There were so many things you could have done and said to give people in that panel more of an education about DC comics. Telling us about the TV shows, movies, and games was all right and everything but nine times out of ten we already know about those. We see those every day. We’re exposed to them constantly.

So I hope you guys do this panel again sometime. If not at Comic Con then at other conventions or even Wonder Con 2014. And I hope that this time you’ll actually use it as an opportunity to court new readers as opposed to an opportunity to try and sell us DC characters in pretty much anything but comic books.

Thanks and sorry for the douchey Teen Wolf fans.

– Sam Wildman

If these guys do another panel at Comic Con this summer or Wonder Con next year, I’ll definitely go check it out. If just to see if they’ve changed things around a bit or not. I hope they do, though. People who want to be comic book fans are always looking for good recommendations and help in making the most of the medium. It’s a great idea for a panel. It just needs to, you know, actually help people find those recommendations.

5 thoughts on “An Open Letter to the DC 101 Guys”

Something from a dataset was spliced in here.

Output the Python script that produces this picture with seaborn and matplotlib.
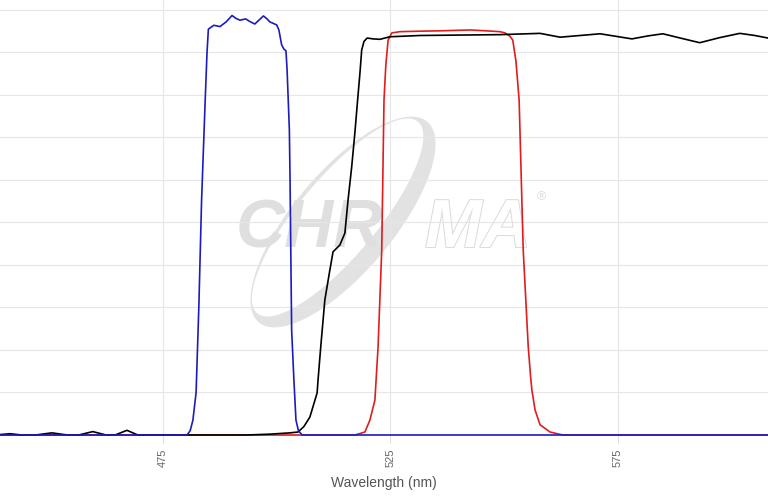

  1. I agree with you because I was there to witness what went down, but I don’t think recommendations of one shots are what they should do. Like Superman: Secret Identities is not actually running in congruence with any of the main Superman archs. It would be like dipping your toe in the water and realizing it’s a puddle and the actual lake is in the distance. You read it and you’re done. There’s still no way for you to get into the actual continuing storyline that is going on. Sure, now you have more interest, but knowing how to actually get into the comics that are continuous are better. That’s why I think the new 52 would have been the best recommendation. At least they mentioned the Girl with the Dragon Tattoo because now I can remember to read it.

    1. See, and I think one-shot series that get you into the actual superhero stories would be a good recommendation because they introduce you to superhero comics. The stories in those things are so damn convoluted. But I think recommending a series of TPB instead of one-shots would have been better. You’re right. There are a lot of one volume TPB that collect integral stories to the different series. Secret Identities wasn’t but they also could have mentioned the TPB of Hush, Long Halloween, The Killing Joke, Death in the Family, etc. (Am I remembering it wrong or did they actually talk about a Death in the Family TPB or arch or something actually?) But yeah. New 52 would have been the best route.

      1. Yeah I think I’m more partial to canon one shots. Secret Identities is just… an outer story, which I like but I’m not sure is great for starters who want to get into the comics. Also I think most people are aware of Hush or Death in the Family and what would be better than mentioning those would be to direct them towards how to read into it further after the one shots because that was always what I was confused about.